_Data block_:

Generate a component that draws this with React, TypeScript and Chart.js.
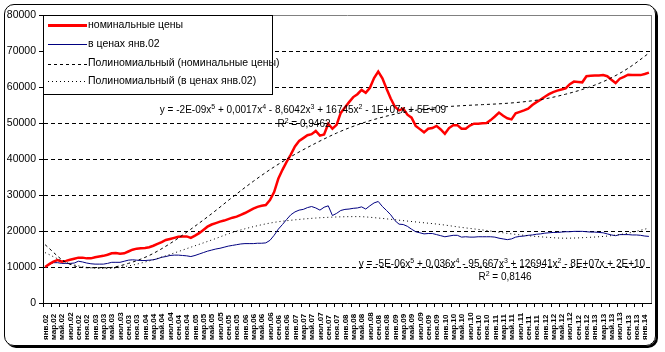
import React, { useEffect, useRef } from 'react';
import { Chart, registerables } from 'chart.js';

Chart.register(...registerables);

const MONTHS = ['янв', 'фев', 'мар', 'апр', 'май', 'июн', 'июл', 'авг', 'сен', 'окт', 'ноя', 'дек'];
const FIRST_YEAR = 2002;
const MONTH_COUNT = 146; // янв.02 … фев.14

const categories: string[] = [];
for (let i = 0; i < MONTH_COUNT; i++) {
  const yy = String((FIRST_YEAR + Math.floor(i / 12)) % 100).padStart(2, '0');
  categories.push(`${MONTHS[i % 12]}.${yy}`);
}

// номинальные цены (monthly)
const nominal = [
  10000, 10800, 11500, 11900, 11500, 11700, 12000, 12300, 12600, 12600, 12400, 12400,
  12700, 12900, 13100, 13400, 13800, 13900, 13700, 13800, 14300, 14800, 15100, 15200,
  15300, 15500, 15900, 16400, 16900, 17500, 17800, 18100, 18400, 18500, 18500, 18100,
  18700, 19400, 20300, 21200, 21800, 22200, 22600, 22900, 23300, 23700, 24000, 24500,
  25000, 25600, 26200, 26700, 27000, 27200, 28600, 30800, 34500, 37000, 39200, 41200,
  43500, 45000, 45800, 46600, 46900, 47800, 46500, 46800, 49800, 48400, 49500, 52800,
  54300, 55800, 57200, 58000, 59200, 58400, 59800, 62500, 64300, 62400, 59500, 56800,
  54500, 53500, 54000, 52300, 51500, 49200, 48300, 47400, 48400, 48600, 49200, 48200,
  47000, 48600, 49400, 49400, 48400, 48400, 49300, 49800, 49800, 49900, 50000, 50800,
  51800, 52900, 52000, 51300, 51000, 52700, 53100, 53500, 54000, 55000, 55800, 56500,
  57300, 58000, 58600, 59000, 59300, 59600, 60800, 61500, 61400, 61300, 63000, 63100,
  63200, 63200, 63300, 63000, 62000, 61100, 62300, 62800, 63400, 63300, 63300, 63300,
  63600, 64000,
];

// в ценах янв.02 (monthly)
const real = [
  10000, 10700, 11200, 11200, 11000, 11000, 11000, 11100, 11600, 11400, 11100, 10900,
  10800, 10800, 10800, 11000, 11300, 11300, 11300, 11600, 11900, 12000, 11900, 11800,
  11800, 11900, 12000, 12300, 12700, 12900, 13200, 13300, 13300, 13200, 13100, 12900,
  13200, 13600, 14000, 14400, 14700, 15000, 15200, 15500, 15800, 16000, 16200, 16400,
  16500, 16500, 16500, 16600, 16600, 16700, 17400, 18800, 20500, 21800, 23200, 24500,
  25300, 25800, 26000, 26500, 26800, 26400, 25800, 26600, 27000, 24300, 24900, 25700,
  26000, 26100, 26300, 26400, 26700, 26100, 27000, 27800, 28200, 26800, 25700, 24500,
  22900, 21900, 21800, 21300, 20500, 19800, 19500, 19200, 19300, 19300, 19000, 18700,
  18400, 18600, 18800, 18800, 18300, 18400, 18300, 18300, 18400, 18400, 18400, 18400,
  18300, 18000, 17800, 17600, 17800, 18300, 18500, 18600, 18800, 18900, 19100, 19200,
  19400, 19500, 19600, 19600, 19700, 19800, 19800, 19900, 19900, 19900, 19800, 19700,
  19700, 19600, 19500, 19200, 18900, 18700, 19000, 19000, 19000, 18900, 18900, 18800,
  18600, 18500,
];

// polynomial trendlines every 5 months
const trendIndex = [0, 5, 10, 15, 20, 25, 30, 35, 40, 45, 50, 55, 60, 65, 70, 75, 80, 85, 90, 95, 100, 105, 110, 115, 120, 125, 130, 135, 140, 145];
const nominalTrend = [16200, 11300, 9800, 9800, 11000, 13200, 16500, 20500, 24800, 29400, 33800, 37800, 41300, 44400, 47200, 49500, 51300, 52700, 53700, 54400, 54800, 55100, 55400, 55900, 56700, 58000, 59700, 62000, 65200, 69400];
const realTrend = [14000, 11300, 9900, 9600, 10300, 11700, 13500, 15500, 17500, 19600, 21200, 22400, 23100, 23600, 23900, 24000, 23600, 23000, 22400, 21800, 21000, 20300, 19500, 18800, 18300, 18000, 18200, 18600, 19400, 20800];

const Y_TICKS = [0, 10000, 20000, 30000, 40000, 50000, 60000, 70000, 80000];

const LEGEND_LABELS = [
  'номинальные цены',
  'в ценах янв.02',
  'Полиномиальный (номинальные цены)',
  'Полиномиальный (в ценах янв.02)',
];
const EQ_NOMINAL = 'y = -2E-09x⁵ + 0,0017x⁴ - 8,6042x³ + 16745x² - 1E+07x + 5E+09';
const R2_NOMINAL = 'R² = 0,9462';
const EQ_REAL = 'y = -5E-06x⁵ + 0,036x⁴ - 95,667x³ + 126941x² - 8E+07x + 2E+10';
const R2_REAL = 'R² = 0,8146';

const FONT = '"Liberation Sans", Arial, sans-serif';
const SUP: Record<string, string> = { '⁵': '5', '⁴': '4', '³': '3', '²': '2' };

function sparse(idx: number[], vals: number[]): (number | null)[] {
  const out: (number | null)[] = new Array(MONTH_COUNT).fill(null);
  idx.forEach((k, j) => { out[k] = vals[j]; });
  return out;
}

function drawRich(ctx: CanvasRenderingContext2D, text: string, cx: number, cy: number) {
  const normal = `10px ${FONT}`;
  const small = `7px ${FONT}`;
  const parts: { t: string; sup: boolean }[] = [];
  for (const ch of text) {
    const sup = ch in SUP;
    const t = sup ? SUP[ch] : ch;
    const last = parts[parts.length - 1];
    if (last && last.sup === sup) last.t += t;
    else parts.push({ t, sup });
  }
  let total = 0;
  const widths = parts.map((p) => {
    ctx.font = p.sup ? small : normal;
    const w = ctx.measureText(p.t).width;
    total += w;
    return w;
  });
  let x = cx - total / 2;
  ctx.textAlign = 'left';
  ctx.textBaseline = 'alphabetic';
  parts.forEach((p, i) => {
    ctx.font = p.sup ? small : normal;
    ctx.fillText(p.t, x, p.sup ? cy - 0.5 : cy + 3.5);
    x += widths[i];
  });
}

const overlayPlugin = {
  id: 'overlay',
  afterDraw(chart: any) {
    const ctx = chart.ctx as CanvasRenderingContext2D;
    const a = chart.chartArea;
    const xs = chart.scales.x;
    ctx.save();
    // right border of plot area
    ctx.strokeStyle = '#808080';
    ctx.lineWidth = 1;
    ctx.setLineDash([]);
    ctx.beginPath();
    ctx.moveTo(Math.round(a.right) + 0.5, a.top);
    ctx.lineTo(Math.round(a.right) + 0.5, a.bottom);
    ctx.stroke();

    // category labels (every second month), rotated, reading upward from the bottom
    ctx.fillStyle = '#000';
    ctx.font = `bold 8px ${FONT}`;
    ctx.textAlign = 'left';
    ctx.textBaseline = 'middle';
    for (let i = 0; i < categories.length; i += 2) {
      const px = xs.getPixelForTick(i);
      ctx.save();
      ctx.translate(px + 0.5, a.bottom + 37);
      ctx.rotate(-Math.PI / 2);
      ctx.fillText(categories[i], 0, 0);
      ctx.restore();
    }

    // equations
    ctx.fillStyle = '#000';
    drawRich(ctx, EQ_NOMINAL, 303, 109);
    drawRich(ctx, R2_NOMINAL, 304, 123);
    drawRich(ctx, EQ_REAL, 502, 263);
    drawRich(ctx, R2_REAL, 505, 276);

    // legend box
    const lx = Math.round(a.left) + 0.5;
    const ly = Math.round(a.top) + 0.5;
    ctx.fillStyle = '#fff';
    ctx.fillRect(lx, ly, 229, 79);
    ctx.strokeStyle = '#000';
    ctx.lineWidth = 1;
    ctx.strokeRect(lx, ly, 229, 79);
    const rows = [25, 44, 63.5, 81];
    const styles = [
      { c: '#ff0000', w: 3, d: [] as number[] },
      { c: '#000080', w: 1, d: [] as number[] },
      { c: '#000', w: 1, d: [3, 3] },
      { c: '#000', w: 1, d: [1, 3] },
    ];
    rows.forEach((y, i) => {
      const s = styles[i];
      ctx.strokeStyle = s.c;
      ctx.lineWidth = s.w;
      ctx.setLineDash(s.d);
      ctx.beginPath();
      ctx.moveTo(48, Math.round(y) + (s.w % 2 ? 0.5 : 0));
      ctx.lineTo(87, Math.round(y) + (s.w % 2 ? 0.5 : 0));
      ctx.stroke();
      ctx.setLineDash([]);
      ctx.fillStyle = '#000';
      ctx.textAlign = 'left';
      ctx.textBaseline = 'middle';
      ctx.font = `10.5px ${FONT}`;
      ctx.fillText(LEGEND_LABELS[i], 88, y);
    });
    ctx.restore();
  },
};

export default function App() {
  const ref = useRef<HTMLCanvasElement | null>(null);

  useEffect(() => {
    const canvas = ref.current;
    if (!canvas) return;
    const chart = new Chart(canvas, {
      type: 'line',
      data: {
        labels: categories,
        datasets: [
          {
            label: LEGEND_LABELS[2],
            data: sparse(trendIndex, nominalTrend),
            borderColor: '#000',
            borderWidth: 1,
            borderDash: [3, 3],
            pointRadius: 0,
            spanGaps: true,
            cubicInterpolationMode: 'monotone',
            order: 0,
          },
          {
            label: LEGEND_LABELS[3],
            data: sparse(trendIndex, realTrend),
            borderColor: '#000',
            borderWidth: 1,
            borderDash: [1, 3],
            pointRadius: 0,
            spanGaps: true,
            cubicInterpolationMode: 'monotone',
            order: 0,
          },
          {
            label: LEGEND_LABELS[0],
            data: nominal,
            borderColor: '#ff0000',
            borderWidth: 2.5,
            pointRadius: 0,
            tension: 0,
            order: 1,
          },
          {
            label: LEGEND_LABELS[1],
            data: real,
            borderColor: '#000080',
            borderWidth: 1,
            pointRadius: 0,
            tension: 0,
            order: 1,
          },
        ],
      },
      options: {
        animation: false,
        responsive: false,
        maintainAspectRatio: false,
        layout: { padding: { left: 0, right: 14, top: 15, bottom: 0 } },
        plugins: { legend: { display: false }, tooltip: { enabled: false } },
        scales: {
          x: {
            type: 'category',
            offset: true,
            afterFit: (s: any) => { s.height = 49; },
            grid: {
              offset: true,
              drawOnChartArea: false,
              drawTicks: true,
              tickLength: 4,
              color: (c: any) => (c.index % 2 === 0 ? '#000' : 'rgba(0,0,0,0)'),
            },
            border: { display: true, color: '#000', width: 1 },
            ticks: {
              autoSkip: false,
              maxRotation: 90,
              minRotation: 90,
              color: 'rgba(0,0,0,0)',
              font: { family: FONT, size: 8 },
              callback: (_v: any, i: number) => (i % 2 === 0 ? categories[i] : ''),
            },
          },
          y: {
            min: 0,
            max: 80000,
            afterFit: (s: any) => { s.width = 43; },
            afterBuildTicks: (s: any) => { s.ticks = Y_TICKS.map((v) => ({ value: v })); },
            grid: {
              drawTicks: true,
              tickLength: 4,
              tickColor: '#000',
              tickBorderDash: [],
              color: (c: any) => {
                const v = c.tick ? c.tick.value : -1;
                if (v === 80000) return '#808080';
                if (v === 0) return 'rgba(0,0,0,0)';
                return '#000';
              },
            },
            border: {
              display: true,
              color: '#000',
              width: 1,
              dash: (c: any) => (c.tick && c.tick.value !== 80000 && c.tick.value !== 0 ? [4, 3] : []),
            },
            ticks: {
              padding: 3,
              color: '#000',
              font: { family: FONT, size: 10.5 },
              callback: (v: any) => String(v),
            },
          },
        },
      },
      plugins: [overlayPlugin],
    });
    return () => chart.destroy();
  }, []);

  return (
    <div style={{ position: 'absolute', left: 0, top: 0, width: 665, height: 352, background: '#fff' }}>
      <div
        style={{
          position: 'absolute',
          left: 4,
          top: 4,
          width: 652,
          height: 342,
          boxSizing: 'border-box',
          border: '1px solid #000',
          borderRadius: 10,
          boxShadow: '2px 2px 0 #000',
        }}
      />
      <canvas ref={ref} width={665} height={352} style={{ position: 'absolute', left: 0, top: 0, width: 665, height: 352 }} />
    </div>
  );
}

_Your task_:
Which lines contain the word "React"? Copy each of them.

_Solved problem_:
Generate a component that draws this with React, TypeScript and Chart.js.
import React, { useEffect, useRef } from 'react';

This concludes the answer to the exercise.